### Information provided
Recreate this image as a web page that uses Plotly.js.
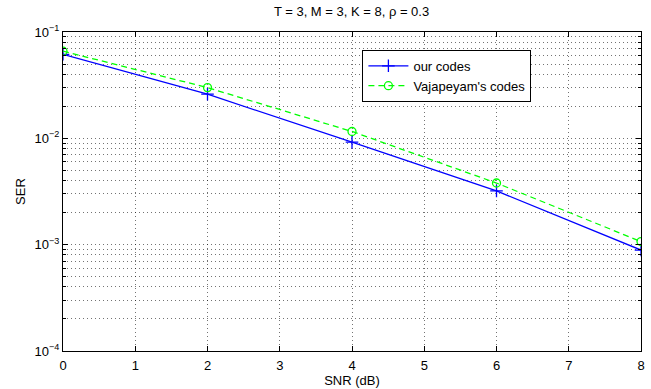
######
### Information provided
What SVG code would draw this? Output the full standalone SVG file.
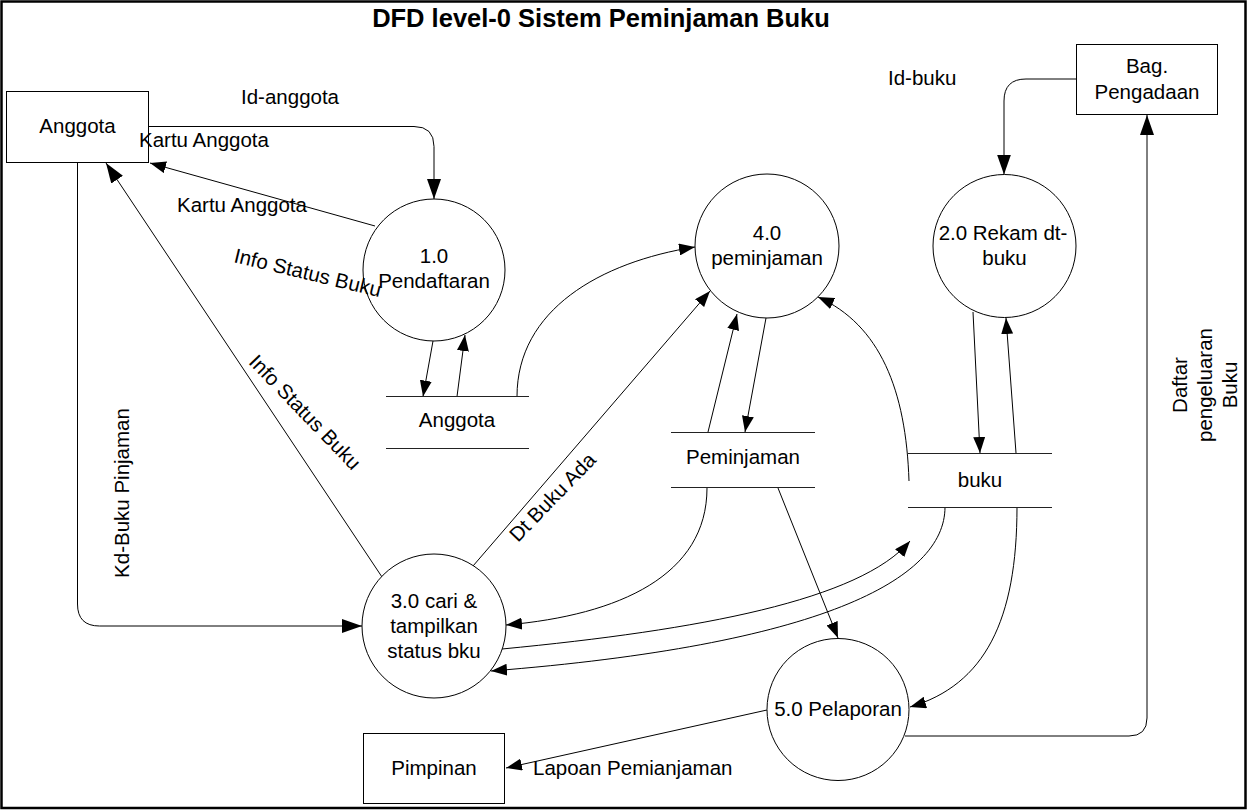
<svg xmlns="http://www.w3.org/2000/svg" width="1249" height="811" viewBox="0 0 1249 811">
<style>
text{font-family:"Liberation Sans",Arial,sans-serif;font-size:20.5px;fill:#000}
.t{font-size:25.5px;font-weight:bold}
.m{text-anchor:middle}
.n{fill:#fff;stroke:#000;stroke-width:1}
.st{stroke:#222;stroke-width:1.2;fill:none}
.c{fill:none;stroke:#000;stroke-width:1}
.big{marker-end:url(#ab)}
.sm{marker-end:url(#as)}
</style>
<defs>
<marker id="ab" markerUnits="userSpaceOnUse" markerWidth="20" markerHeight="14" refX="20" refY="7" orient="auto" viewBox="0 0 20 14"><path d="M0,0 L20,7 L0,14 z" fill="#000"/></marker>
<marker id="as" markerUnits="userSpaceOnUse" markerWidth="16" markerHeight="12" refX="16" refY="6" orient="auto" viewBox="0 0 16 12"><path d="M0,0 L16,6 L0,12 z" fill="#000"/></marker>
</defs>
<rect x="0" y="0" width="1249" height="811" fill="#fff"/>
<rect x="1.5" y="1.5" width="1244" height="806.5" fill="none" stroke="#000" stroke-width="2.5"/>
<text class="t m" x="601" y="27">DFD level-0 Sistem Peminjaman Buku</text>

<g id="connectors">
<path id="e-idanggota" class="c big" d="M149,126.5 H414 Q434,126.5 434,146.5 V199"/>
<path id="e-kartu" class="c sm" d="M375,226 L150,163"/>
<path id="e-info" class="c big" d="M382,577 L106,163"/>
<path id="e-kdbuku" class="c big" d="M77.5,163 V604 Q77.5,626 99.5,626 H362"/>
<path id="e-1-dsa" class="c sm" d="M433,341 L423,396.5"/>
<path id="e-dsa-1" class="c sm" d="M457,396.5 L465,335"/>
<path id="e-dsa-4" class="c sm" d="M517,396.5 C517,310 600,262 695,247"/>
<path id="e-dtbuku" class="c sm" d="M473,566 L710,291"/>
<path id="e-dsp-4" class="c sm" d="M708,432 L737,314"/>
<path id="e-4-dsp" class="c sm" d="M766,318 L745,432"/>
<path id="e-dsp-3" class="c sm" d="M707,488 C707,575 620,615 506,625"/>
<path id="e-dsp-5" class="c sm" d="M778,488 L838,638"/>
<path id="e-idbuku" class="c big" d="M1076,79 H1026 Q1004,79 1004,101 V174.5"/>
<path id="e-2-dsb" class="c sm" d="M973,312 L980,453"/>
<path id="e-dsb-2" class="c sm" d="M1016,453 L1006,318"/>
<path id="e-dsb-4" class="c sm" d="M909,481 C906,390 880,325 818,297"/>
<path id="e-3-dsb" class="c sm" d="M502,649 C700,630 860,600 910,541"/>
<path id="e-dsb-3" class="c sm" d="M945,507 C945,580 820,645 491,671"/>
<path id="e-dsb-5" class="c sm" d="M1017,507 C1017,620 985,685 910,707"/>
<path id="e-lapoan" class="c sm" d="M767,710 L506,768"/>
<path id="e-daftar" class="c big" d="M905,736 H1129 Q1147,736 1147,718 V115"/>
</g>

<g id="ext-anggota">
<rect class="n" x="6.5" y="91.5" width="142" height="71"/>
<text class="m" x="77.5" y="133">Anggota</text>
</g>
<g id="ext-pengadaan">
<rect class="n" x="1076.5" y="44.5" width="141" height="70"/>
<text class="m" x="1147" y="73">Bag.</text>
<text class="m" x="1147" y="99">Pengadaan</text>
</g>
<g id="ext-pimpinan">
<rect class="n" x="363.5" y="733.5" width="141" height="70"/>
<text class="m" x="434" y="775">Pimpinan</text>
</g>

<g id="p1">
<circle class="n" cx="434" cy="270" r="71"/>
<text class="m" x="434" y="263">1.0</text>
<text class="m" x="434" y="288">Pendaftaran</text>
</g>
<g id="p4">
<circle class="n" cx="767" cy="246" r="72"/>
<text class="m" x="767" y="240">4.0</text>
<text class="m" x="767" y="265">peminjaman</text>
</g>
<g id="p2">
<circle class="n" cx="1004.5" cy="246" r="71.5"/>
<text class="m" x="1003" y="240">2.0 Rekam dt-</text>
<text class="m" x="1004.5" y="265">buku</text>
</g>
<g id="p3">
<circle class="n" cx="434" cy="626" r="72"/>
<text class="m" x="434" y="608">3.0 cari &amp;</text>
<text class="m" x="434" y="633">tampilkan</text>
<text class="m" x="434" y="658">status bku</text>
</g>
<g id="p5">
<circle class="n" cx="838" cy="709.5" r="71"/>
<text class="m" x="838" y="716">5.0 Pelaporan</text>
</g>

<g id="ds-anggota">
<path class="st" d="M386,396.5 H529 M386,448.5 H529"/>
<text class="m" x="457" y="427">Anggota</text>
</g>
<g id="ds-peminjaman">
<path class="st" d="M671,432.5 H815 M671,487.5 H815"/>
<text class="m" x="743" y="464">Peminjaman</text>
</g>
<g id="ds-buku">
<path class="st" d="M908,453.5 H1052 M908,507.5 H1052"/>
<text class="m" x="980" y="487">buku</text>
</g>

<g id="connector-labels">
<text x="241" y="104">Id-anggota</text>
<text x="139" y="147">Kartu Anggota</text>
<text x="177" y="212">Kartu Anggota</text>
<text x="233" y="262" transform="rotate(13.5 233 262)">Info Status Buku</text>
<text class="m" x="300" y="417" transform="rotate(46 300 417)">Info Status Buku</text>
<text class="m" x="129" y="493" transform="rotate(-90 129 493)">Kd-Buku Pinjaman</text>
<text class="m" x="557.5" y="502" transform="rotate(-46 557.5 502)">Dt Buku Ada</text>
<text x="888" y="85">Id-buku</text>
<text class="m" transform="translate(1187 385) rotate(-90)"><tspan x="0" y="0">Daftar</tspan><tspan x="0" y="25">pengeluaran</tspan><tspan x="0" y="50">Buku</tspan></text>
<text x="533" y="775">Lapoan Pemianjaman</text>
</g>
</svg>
######
__Work to complete__: Look through the data above. Find each line with the string "this" and copy it.

__Completed exercise__:
Recreate this image as a web page that uses Plotly.js.
What SVG code would draw this? Output the full standalone SVG file.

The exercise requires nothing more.